Whether your customer service is good or bad, people will talk about you. Here are two very different experiences of customer service. Neither is about bad customer service, but both are about how the service was delivered.

The first story is about a telco. Now I know everyone has their own horror story, but this is one that initially left me with a good impression, until they spoiled it. One day I got a call out of the blue from my telco. They were doing a customer service survey. While it was clearly from a from a foreign call centre, I did not mind because they were asking, unprompted, good questions about what I thought of their service, which I thought was ok – which I think in telco-land is high praise. (I didn’t have any complaints.)
The fact that they took the trouble to get my opinion as part of their normal operations, I thought was good practice and showed they cared enough to routinely survey their customers. So my feelings were quite positive about my telco as a result of that experience. Until they messed it up.

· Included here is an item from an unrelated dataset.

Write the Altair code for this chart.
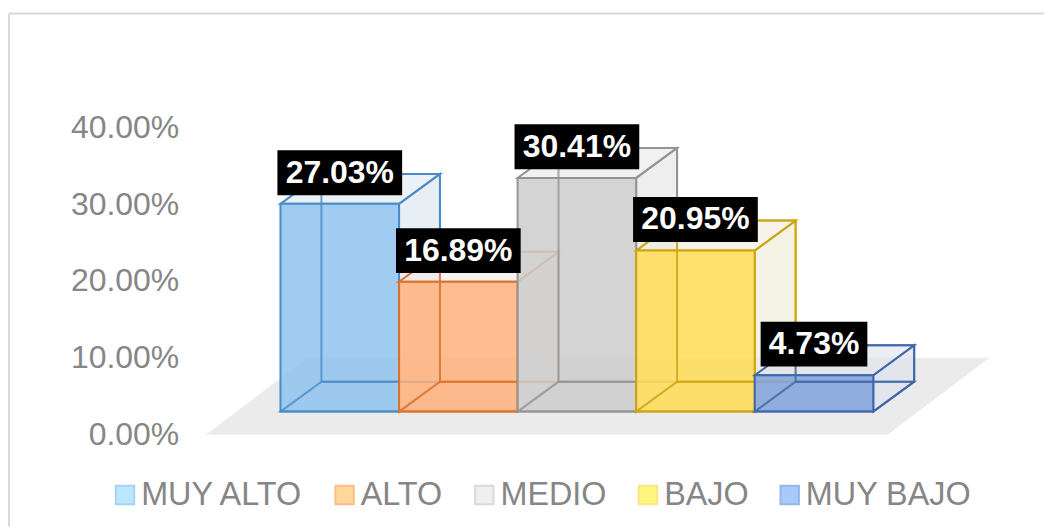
import altair as alt
import pandas as pd

categories = ["MUY ALTO", "ALTO", "MEDIO", "BAJO", "MUY BAJO"]
values = [27.03, 16.89, 30.41, 20.95, 4.73]
labels = ["27.03%", "16.89%", "30.41%", "20.95%", "4.73%"]
front_colors = ["#8fc3f0", "#ffb07a", "#cccccc", "#ffdd55", "#7fa2dc"]
edge_colors = ["#4a8cc8", "#dc7229", "#949494", "#cda512", "#3f68aa"]
pale_colors = ["#dfe8f0", "#f3ebe6", "#e8e8e8", "#f0ecdc", "#dfe3ec"]
legend_fill = ["#bde6ff", "#ffd79c", "#efefef", "#fff67f", "#a9c9f8"]
legend_edge = ["#a3d4f7", "#fbbf85", "#d9d9d9", "#fbe77f", "#94b6ea"]
y_ticks = [0, 10, 20, 30, 40]

FONT = "Liberation Sans"
W, H = 1037, 514
# x in bar-widths, y in percent
X_DOM = [-2.29, 6.44]
Y_DOM = [-11.95, 54.8]
BASE = 3.0       # height of the bars' front base over the zero line
DX, DY = 0.345, 3.9   # depth of the 3-D box
xs = alt.Scale(domain=X_DOM, range=[0, W], nice=False, zero=False)
ys = alt.Scale(domain=Y_DOM, range=[H, 0], nice=False, zero=False)
y_axis = alt.Axis(
    values=y_ticks, title=None, ticks=False, domain=False, grid=False,
    labelExpr="format(datum.value/100,'.2%')",
    labelFont=FONT, labelFontSize=32, labelColor="#868686",
    offset=-170, labelPadding=0)


def poly(points, fill, stroke=None, fill_opacity=1.0, stroke_opacity=1.0, sw=2):
    df = pd.DataFrame(points, columns=["x", "y"])
    df["o"] = range(len(df))
    kw = dict(interpolate="linear-closed", fill=fill, fillOpacity=fill_opacity,
              clip=False)
    if stroke:
        kw.update(stroke=stroke, strokeWidth=sw, strokeOpacity=stroke_opacity)
    else:
        kw.update(strokeWidth=0)
    return alt.Chart(df).mark_line(**kw).encode(
        x=alt.X("x:Q", scale=xs, axis=None),
        y=alt.Y("y:Q", scale=ys, title=None, axis=y_axis),
        order="o:Q",
    )


layers = []

# Chart frame: top and left edges only
top_df = pd.DataFrame({"x": [X_DOM[0]], "x2": [X_DOM[1]], "y": [Y_DOM[1]]})
left_df = pd.DataFrame({"x": [X_DOM[0]], "y": [Y_DOM[0]], "y2": [Y_DOM[1]]})
layers.append(alt.Chart(top_df).mark_rule(color="#d9d9d9", strokeWidth=2).encode(
    x=alt.X("x:Q", scale=xs, axis=None), x2="x2:Q",
    y=alt.Y("y:Q", scale=ys, title=None, axis=y_axis)))
layers.append(alt.Chart(left_df).mark_rule(color="#d9d9d9", strokeWidth=2).encode(
    x=alt.X("x:Q", scale=xs, axis=None),
    y=alt.Y("y:Q", scale=ys, title=None, axis=y_axis), y2="y2:Q"))

# Floor
layers.append(poly([(-0.63, 0), (5.12, 0), (5.98, 10), (0.23, 10)], "#ebebeb"))

# Boxes, left to right
for i, v in enumerate(values):
    top = BASE + v
    l, r = float(i), float(i + 1)
    fc, ec, pc = front_colors[i], edge_colors[i], pale_colors[i]
    # side and top
    layers.append(poly([(r, BASE), (r + DX, BASE + DY), (r + DX, top + DY), (r, top)],
                       pc, ec, fill_opacity=0.75))
    layers.append(poly([(l, top), (r, top), (r + DX, top + DY), (l + DX, top + DY)],
                       pc, ec, fill_opacity=0.6))
    # front
    layers.append(poly([(l, BASE), (r, BASE), (r, top), (l, top)],
                       fc, ec, fill_opacity=0.85))
    # back + floor inner edges, seen through the front
    layers.append(poly([(l + DX, BASE + DY), (r + DX, BASE + DY),
                        (r + DX, top + DY), (l + DX, top + DY)], "#ffffff",
                       ec, fill_opacity=0, stroke_opacity=0.8))
    layers.append(poly([(l, BASE), (r, BASE), (r + DX, BASE + DY), (l + DX, BASE + DY)],
                       "#ffffff", ec, fill_opacity=0, stroke_opacity=0.8))

# Data labels
lab = pd.DataFrame({
    "cat": categories,
    "label": labels,
    "cx": [i + 0.5 for i in range(len(values))],
    "cy": [BASE + v + DY + 0.15 for v in values],
})
lab["hw"] = [0.526 if v >= 10 else 0.45 for v in values]
lab["x1"] = lab.cx - lab.hw
lab["x2"] = lab.cx + lab.hw
lab["y1"] = lab.cy - 2.92
lab["y2"] = lab.cy + 2.92
layers.append(alt.Chart(lab).mark_rect(color="#000000").encode(
    x=alt.X("x1:Q", scale=xs, axis=None), x2="x2:Q",
    y=alt.Y("y1:Q", scale=ys, title=None, axis=y_axis), y2="y2:Q"))
layers.append(alt.Chart(lab).mark_text(
    color="#ffffff", font=FONT, fontSize=32, fontWeight="bold").encode(
    x=alt.X("cx:Q", scale=xs, axis=None),
    y=alt.Y("cy:Q", scale=ys, title=None, axis=y_axis),
    text="label:N"))

# Legend carrier
layers.append(alt.Chart(lab).mark_square(size=0, strokeWidth=2, filled=False).encode(
    x=alt.X("cx:Q", scale=xs, axis=None),
    y=alt.Y("cy:Q", scale=ys, title=None, axis=y_axis),
    fill=alt.Fill("cat:N", sort=categories,
                  scale=alt.Scale(domain=categories, range=legend_fill),
                  legend=alt.Legend(
                      title=None, orient="none", legendX=100, legendY=466,
                      direction="horizontal", columns=5, columnPadding=25,
                      symbolType="square", symbolSize=340, symbolStrokeWidth=2,
                      labelOffset=0,
                      labelFont=FONT, labelFontSize=32.4, labelColor="#868686",
                      labelLimit=300, symbolOpacity=1)),
    stroke=alt.Stroke("cat:N", sort=categories,
                      scale=alt.Scale(domain=categories, range=legend_edge),
                      legend=None),
))

chart = alt.layer(*layers).properties(
    width=W, height=H,
    padding={"left": 0, "top": 4, "right": 0, "bottom": 0},
    background="#ffffff",
).configure_view(stroke=None)

chart.save("out.html", embed_options={"renderer": "svg", "actions": False})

About an hour later, I got a call from one of the telco’s salespeople trying to upsell me on a higher priced plan. The salesperson was clearly local, and the purpose of the initial call was not to receive feedback on my experience with them, but whether I was a qualified prospect to whom they could make another sale. This clunky approach was so transparent that it just put me off. They could have at least waited a week for the salesperson to call.

The second story is about a visit to an auto-store to purchase new windscreen wiper blades. The sales person not only came out to my car to see that they were the right fit, but because I was a little uncertain on how to install them, he actually fitted them for me. (It took 2 minutes or so.) This was not a high price purchase, but do you think I would go back again? In fact I will tell you the name of the store, because I think excellent customer service should be acknowledged. It was Auto-Barn.

Often, it is the little things that can make a huge difference to your customers. Attention to detail, staff being encouraged to go that little bit further are what people remember.

Is there something a little extra that you could do to make customers sing your praises?

May Your Business Be - As You Plan It!